Search Analyzers
- Elaine Foley
Simple Search Analyzer
access in search queries: simple
The simple search analyzer is a custom Picturepark implementation not using Elastic search defaults. The custom analyzer uses a regex:
Regex
*/"(\[^\\p\{L\}\\d\]+)|(?<=\\D)(?=\\d)|(?<=\\d)(?=\\D)|(?<=\[\\p\{L\}&&\[^\\p\{Lu\}\]\])(?=\\p\{Lu\})|(?<=\\p\{Lu\})(?=\\p\{Lu\}\[\\p\{L\}&&\[^\\p\{Lu\}\]\])"/*
Outcome:
Lowercase / Uppercase
Digit / non-digit
Stemming
HTML Strip
Examples
Picturepark = Picturepark, picturepark
Case Study = Case, Study, case, study
If you want to test the simple search analyzer, you can check your terms in a regex tester to see the outcome.
Open a regex checker
Add your term as a test string
Check the outcome
Path Hierarchy Analyzer
access in search queries: pathHierarchy
The path hierarchy analyzer will:
Take a path found in a field (picturepark\platform\manual) and delimit the individual terms
Example
picturepark\platform\manual = picturepark\platform\manual, picturepark\platform, manual
Products/Family/Industry = Products/Family, Products, Products/Family/Industry
You should only configure this analyzer if being used via API. The simple search in Picturepark escapes Special Characters, and therefore you won't find assets when searching for some of the tokens generated by this analyzer.

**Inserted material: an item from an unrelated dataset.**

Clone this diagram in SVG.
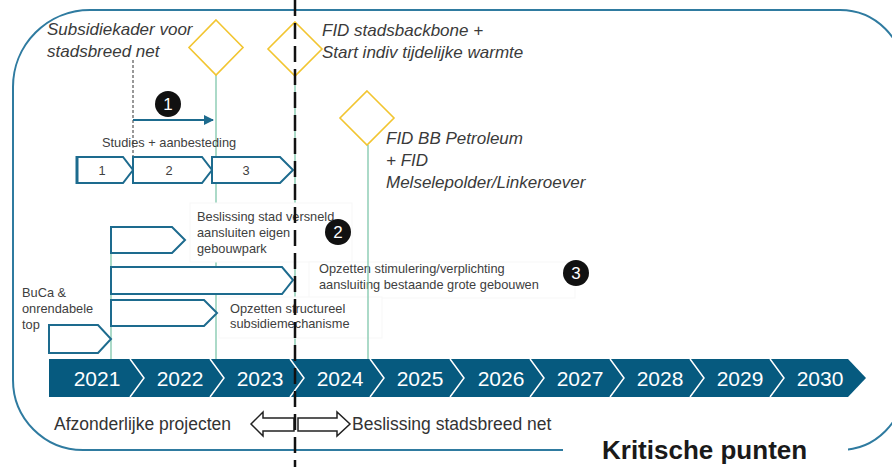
<svg xmlns="http://www.w3.org/2000/svg" width="892" height="467" viewBox="0 0 892 467">
<defs>
<style>
.frame{fill:none;stroke:#2F7BA0;stroke-width:2}
.dia{fill:#fff;stroke:#F2C530;stroke-width:1.6}
.gl{stroke:#7FC6AB;stroke-width:1.3;fill:none}
.pent{fill:#fff;stroke:#1D6B8E;stroke-width:2}
.it{font-family:"Liberation Sans",Arial,sans-serif;font-style:italic;font-size:17px;fill:#3a3a3a}
.sm{font-family:"Liberation Sans",Arial,sans-serif;font-size:12.8px;fill:#404040}
.bt{font-family:"Liberation Sans",Arial,sans-serif;font-size:17.5px;fill:#333}
.yr{font-family:"Liberation Sans",Arial,sans-serif;font-size:21px;fill:#fff;text-anchor:middle}
.num{font-family:"Liberation Sans",Arial,sans-serif;font-size:17px;fill:#fff;text-anchor:middle}
.sep{fill:none;stroke:#fff;stroke-width:1.5}
.tbox{fill:#fff;stroke:#f7f7f7;stroke-width:1}
.blk{fill:#fff;stroke:#222;stroke-width:1.5}
</style>
<marker id="ah" viewBox="0 0 10 10" refX="9" refY="5" markerWidth="10" markerHeight="10" markerUnits="userSpaceOnUse" orient="auto">
<path d="M0,0 L10,5 L0,10 Z" fill="#1D6B8E"/>
</marker>
</defs>
<rect width="892" height="467" fill="#fff"/>
<path class="frame" d="M90,10 H840 A64,64 0 0 1 904,74 V386 A64,64 0 0 1 840,450 H83 A70,70 0 0 1 13,380 V87 A77,77 0 0 1 90,10 Z"/>

<g id="connectors">
<line class="gl" x1="216" y1="75" x2="216" y2="359"/>
<line class="gl" x1="295" y1="76" x2="295" y2="359"/>
<line class="gl" x1="111" y1="227" x2="111" y2="359"/>
<line x1="133" y1="60" x2="133" y2="183" stroke="#333" stroke-width="1" stroke-dasharray="3 2"/>
<line x1="133" y1="120" x2="213" y2="120" stroke="#1D6B8E" stroke-width="1.8" marker-end="url(#ah)"/>
</g>

<g id="diamond1"><path class="dia" d="M216,20 L243,47.5 L216,75 L189,47.5 Z"/></g>
<g id="diamond2"><path class="dia" d="M295,22 L322,49 L295,76 L268,49 Z"/></g>
<g id="diamond3"><path class="dia" d="M367,91 L394,118 L367,145 L340,118 Z"/></g>

<g id="label-subsidiekader">
<text class="it" x="47" y="35">Subsidiekader voor</text>
<text class="it" x="47" y="57">stadsbreed net</text>
</g>
<g id="label-fid-backbone">
<text class="it" x="322" y="36">FID stadsbackbone +</text>
<text class="it" x="322" y="58">Start indiv tijdelijke warmte</text>
</g>
<g id="label-fid-bb">
<text class="it" x="386" y="144">FID BB Petroleum</text>
<text class="it" x="386" y="166">+ FID</text>
<text class="it" x="386" y="188">Melselepolder/Linkeroever</text>
</g>

<g id="badge1"><circle cx="168" cy="104" r="13" fill="#111"/><text class="num" x="168" y="110">1</text></g>
<g id="studies"><text class="sm" x="102" y="147">Studies + aanbesteding</text></g>

<g id="phases">
<path class="pent" d="M77,157 H123 L133,170 L123,183 H77 Z"/>
<path class="pent" d="M133,157 H202 L212,170 L202,183 H133 Z"/>
<path class="pent" d="M212,157 H280 L293,170 L280,183 H212 Z"/>
<line x1="77" y1="156" x2="77" y2="184" stroke="#1D6B8E" stroke-width="3"/>
<text class="sm" x="102" y="175" text-anchor="middle" font-size="13">1</text>
<text class="sm" x="169" y="175" text-anchor="middle" font-size="13">2</text>
<text class="sm" x="246" y="175" text-anchor="middle" font-size="13">3</text>
</g>

<g id="box-beslissing">
<rect class="tbox" x="190" y="203" width="162" height="59"/>
<text class="sm" x="197" y="221">Beslissing stad versneld</text>
<text class="sm" x="197" y="237">aansluiten eigen</text>
<text class="sm" x="197" y="253">gebouwpark</text>
</g>
<g id="box-stimulering">
<rect class="tbox" x="309" y="262" width="266" height="36"/>
<text class="sm" x="319" y="273">Opzetten stimulering/verplichting</text>
<text class="sm" x="319" y="289">aansluiting bestaande grote gebouwen</text>
</g>
<g id="box-structureel">
<rect class="tbox" x="219" y="297" width="163" height="41"/>
<text class="sm" x="230" y="313">Opzetten structureel</text>
<text class="sm" x="230" y="328">subsidiemechanisme</text>
</g>

<g id="arrowA"><path class="pent" d="M111,227 H172 L185,240 L172,253 H111 Z"/></g>
<g id="arrowB"><path class="pent" d="M111,267 H282 L293,280 L282,294 H111 Z"/></g>
<g id="arrowC"><path class="pent" d="M111,300 H204 L217,313 L204,326 H111 Z"/></g>
<g id="arrowD"><path class="pent" d="M49,325 H98 L111,339 L98,353 H49 Z"/></g>
<g id="label-buca">
<text class="sm" x="22" y="297">BuCa &amp;</text>
<text class="sm" x="22" y="313">onrendabele</text>
<text class="sm" x="22" y="329">top</text>
</g>

<line class="gl" x1="368" y1="145" x2="368" y2="359"/>

<g id="badge2"><circle cx="338" cy="232" r="13" fill="#111"/><text class="num" x="338" y="238">2</text></g>
<g id="badge3"><circle cx="576" cy="273" r="13" fill="#111"/><text class="num" x="576" y="279">3</text></g>

<g id="timeline">
<path d="M49,359 H848 L866,378 L848,397 H49 Z" fill="#065A7F"/>
<path class="sep" d="M130,359 L144,378 L130,397"/>
<path class="sep" d="M210,359 L224,378 L210,397"/>
<path class="sep" d="M290,359 L304,378 L290,397"/>
<path class="sep" d="M370,359 L384,378 L370,397"/>
<path class="sep" d="M450,359 L464,378 L450,397"/>
<path class="sep" d="M530,359 L544,378 L530,397"/>
<path class="sep" d="M610,359 L624,378 L610,397"/>
<path class="sep" d="M690,359 L704,378 L690,397"/>
<path class="sep" d="M770,359 L784,378 L770,397"/>
<text class="yr" x="97" y="385.5">2021</text>
<text class="yr" x="180" y="385.5">2022</text>
<text class="yr" x="260" y="385.5">2023</text>
<text class="yr" x="340" y="385.5">2024</text>
<text class="yr" x="420" y="385.5">2025</text>
<text class="yr" x="501" y="385.5">2026</text>
<text class="yr" x="580" y="385.5">2027</text>
<text class="yr" x="660" y="385.5">2028</text>
<text class="yr" x="740" y="385.5">2029</text>
<text class="yr" x="820" y="385.5">2030</text>
</g>

<g id="bottom-arrows">
<path class="blk" d="M251,424 L263,412 L263,418 L294,418 L294,431 L263,431 L263,436 Z"/>
<path class="blk" d="M298,418 L337,418 L337,412 L350,424 L337,436 L337,431 L298,431 Z"/>
<text class="bt" x="54" y="430">Afzonderlijke projecten</text>
<text class="bt" x="352" y="430">Beslissing stadsbreed net</text>
</g>

<g id="title">
<rect x="563" y="429" width="285" height="38" fill="#fff"/>
<text x="602" y="459" font-family="'Liberation Sans',Arial,sans-serif" font-weight="bold" font-size="26" fill="#1a1a1a">Kritische punten</text>
</g>

<line x1="295" y1="0" x2="295" y2="467" stroke="#111" stroke-width="2.5" stroke-dasharray="16 7"/>
</svg>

An example can be found in Elastic Search Documentation: https://www.elastic.co/guide/en/elasticsearch/reference/current/analysis-pathhierarchy-tokenizer.html
Edge NGram Analyzer
access in search queries: edgeNGram
This tokenizer is very similar to nGram but only keeps n-grams that start at the beginning of a token. Settings allow to define min and max grams created on indexing and token_chars, which are characters classes to keep in the tokens, Elasticsearch splits on characters that don't belong to any of these classes.
Examples are in Elastic Search Documentation:
Edge n-gram tokenizer | Elasticsearch Guide [8.16] | Elastic
Ngram Analyzer
access in search queries: ngram
Starting point for exact substring matches was ngram tokenizing, which indexes all the substrings up to length n. The drawback of ngram tokenizing is a large amount of disk space used.
Best practice:
Use ngram only if required - use carefully and not for every string
Settings allow to define min and max grams created on indexing and token_chars, which are characters classes to keep in the tokens, Elasticsearch splits on characters that don't belong to any of these classes.
Example: Search "Raven"
NGrams (splits term into tokens with one character):
Rav
Rave
Raven
ave
aven
Ven
...
Example: Search "Pegasus"
NGrams (splits term into tokens with one character):
Pegasus
Degas
Examples are in Elastic Search Documentation:
https://www.elastic.co/guide/en/elasticsearch/reference/current/analysis-ngram-tokenizer.html
No Diacritics Analyzer
access in search queries: no-diacritics
The no diacritics analyzer:
only works for text fields
strip diacritic characters, so when the text value is: Kovačić Mateo you can search for “Kovačić Mateo” or “Kovacic Mateo”.
An example can be found in Elastic Search Documentation: ASCII folding token filter | Elasticsearch Guide [8.16] | Elastic
For advanced search queries on analyzed fields, the query can be adjusted to consider the analyzer.